- Born: 1795?
- Died: 4 September 1867
- Occupation: Ballet master

= Oscar Byrne =

British ballet master

Oscar Byrne (1795? – 4 September 1867) was a British ballet master.

==Biography==
Byrne was the son of James Byrne, an actor and a ballet master. His first appearance, according to one authority, was made in 1803 at Drury Lane Theatre in a ballet arranged by his father from 'Ossian,' and called 'Oscar and Elwina,' which had been first presented twelve years previously at Covent Garden. A second authority states that he played his first part at Covent Garden 16 November 1803 as Cheerly in Hoare's 'Lock and Key.' Much of Byrne's early life was passed abroad or in Ireland. In 1850 Charles Kean, in his memorable series of performances at the Princess's Theatre, engaged Oscar Byrne, who arranged the ballets for the principal revivals.
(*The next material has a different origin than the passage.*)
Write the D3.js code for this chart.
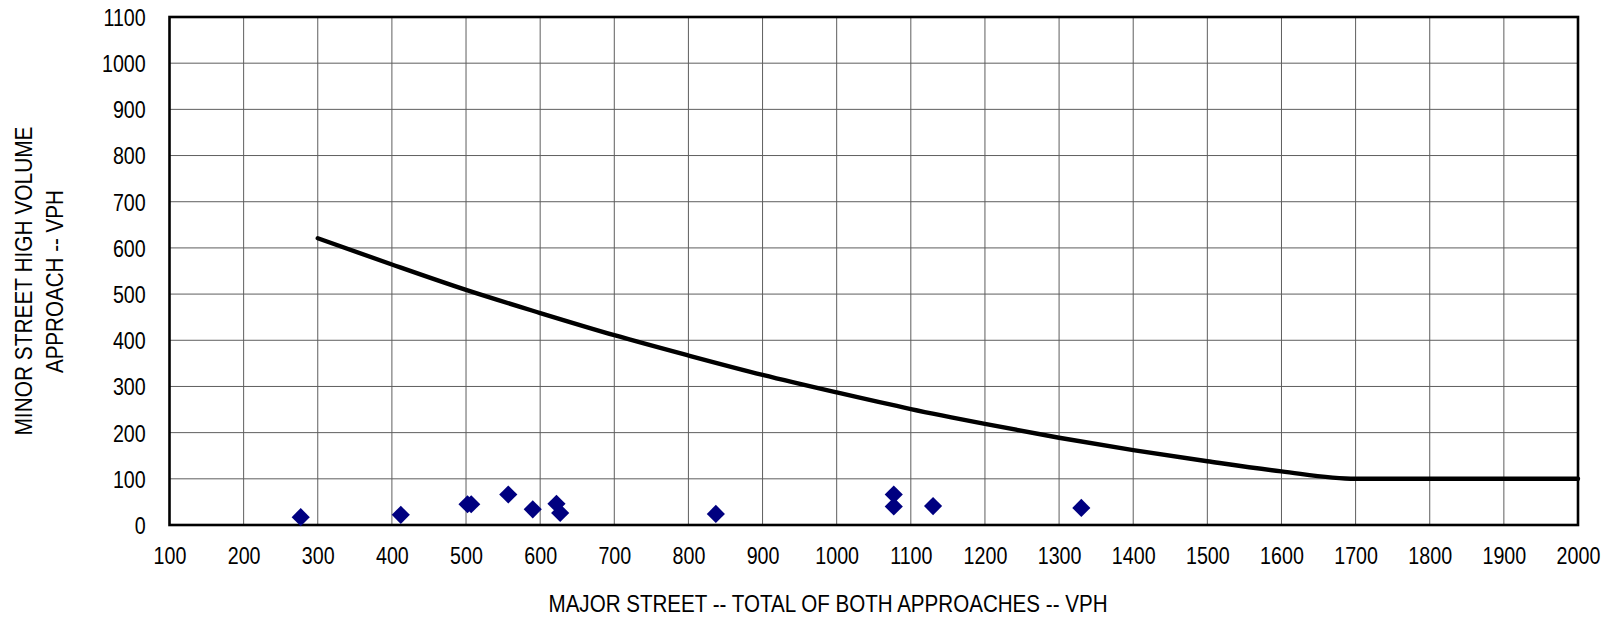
<!DOCTYPE html>
<html>
<head>
<meta charset="utf-8">
<script src="https://cdn.jsdelivr.net/npm/d3@7"></script>
<style>
  body { margin: 0; background: #fff; }
  text { font-family: "Liberation Sans", Arial, sans-serif; fill: #000; }
</style>
</head>
<body>
<svg id="chart" width="1612" height="618"></svg>
<script>
/* Tick labels */
var xTicks = [100, 200, 300, 400, 500, 600, 700, 800, 900, 1000, 1100, 1200, 1300, 1400, 1500, 1600, 1700, 1800, 1900, 2000];
var yTicks = [0, 100, 200, 300, 400, 500, 600, 700, 800, 900, 1000, 1100];

/* Warrant curve */
var curveX = [300, 400, 500, 600, 700, 800, 900, 1000, 1100, 1200, 1300, 1400, 1500, 1600, 1700, 2000];
var curveY = [621, 564, 509, 459, 411, 367, 325, 287, 251, 219, 189, 162, 138, 116, 100, 100];

/* Counted hours */
var pointsX = [277, 412, 502, 507, 557, 590, 622, 627, 837, 1077, 1077, 1130, 1330];
var pointsY = [17, 22, 45, 45, 66, 34, 46, 26, 24, 66, 40, 41, 37];

var xTitle = 'MAJOR STREET -- TOTAL OF BOTH APPROACHES -- VPH';
var yTitle = ['MINOR STREET HIGH VOLUME', 'APPROACH -- VPH'];

/* Layout (plot box edges) */
var plotL = 169.5, plotR = 1578, plotT = 17, plotB = 525;
var narrow = 0.82;   // squeeze text to look like Arial Narrow

var x = d3.scaleLinear().domain([100, 2000]).range([plotL, plotR]);
var y = d3.scaleLinear().domain([0, 1100]).range([plotB, plotT]);

var svg = d3.select('#chart');

/* Grid */
var grid = svg.append('g').attr('stroke', '#5e5e5e').attr('stroke-width', 1);
grid.selectAll('line.gx')
  .data(xTicks)
  .join('line')
  .attr('class', 'gx')
  .attr('x1', function (d) { return x(d); })
  .attr('x2', function (d) { return x(d); })
  .attr('y1', plotT)
  .attr('y2', plotB);
grid.selectAll('line.gy')
  .data(yTicks)
  .join('line')
  .attr('class', 'gy')
  .attr('x1', plotL)
  .attr('x2', plotR)
  .attr('y1', function (d) { return y(d); })
  .attr('y2', function (d) { return y(d); });

/* Axes */
var xAxis = d3.axisBottom(x).tickValues(xTicks).tickSize(0).tickFormat(d3.format('d'));
var gx = svg.append('g')
  .attr('transform', 'translate(0,' + plotB + ')')
  .call(xAxis);
gx.attr('font-family', null).attr('font-size', 24);
gx.select('.domain').remove();
gx.selectAll('text')
  .attr('y', 39)
  .attr('dy', 0)
  .attr('transform', 'scale(' + narrow + ',1)');

var yAxis = d3.axisLeft(y).tickValues(yTicks).tickSize(0).tickFormat(d3.format('d'));
var gy = svg.append('g')
  .attr('transform', 'translate(' + plotL + ',0)')
  .call(yAxis);
gy.attr('font-family', null).attr('font-size', 24);
gy.select('.domain').remove();
gy.selectAll('text')
  .attr('x', -23.8 / narrow)
  .attr('dy', '0.35em')
  .attr('transform', 'scale(' + narrow + ',1)');

/* Plot border */
svg.append('rect')
  .attr('x', plotL)
  .attr('y', plotT)
  .attr('width', plotR - plotL)
  .attr('height', plotB - plotT)
  .attr('fill', 'none')
  .attr('stroke', '#000')
  .attr('stroke-width', 2.6);

/* Warrant line */
var lineData = curveX.map(function (d, i) { return [d, curveY[i]]; });
var line = d3.line()
  .x(function (d) { return x(d[0]); })
  .y(function (d) { return y(d[1]); })
  .curve(d3.curveMonotoneX);
svg.append('path')
  .datum(lineData)
  .attr('d', line)
  .attr('fill', 'none')
  .attr('stroke', '#000')
  .attr('stroke-width', 4.4)
  .attr('stroke-linecap', 'round');

/* Points */
var pts = pointsX.map(function (d, i) { return [d, pointsY[i]]; });
var diamond = d3.symbol().type(d3.symbolSquare).size(165);
svg.append('g')
  .selectAll('path')
  .data(pts)
  .join('path')
  .attr('d', diamond)
  .attr('transform', function (d) {
    return 'translate(' + x(d[0]) + ',' + y(d[1]) + ') rotate(45)';
  })
  .attr('fill', '#000080');

/* Titles */
svg.append('text')
  .attr('x', 828)
  .attr('y', 611.5)
  .attr('text-anchor', 'middle')
  .attr('font-size', 24)
  .attr('textLength', 559)
  .attr('lengthAdjust', 'spacingAndGlyphs')
  .text(xTitle);

svg.append('text')
  .attr('transform', 'translate(31.7,281) rotate(-90)')
  .attr('text-anchor', 'middle')
  .attr('font-size', 24)
  .attr('textLength', 309)
  .attr('lengthAdjust', 'spacingAndGlyphs')
  .text(yTitle[0]);

svg.append('text')
  .attr('transform', 'translate(63.3,281.6) rotate(-90)')
  .attr('text-anchor', 'middle')
  .attr('font-size', 24)
  .attr('textLength', 183)
  .attr('lengthAdjust', 'spacingAndGlyphs')
  .text(yTitle[1]);
</script>
</body>
</html>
In 1862 Byrne went to Drury Lane, then under Falconer and Chatterton. His last engagement was at Her Majesty's Theatre, when Mr. Falconer produced his ill-starred drama of 'Oonah.' In his own line Byrne showed both invention and resource. He died rather suddenly on 4 September 1867 at the reputed age of seventy-two, leaving a young wife and seven children.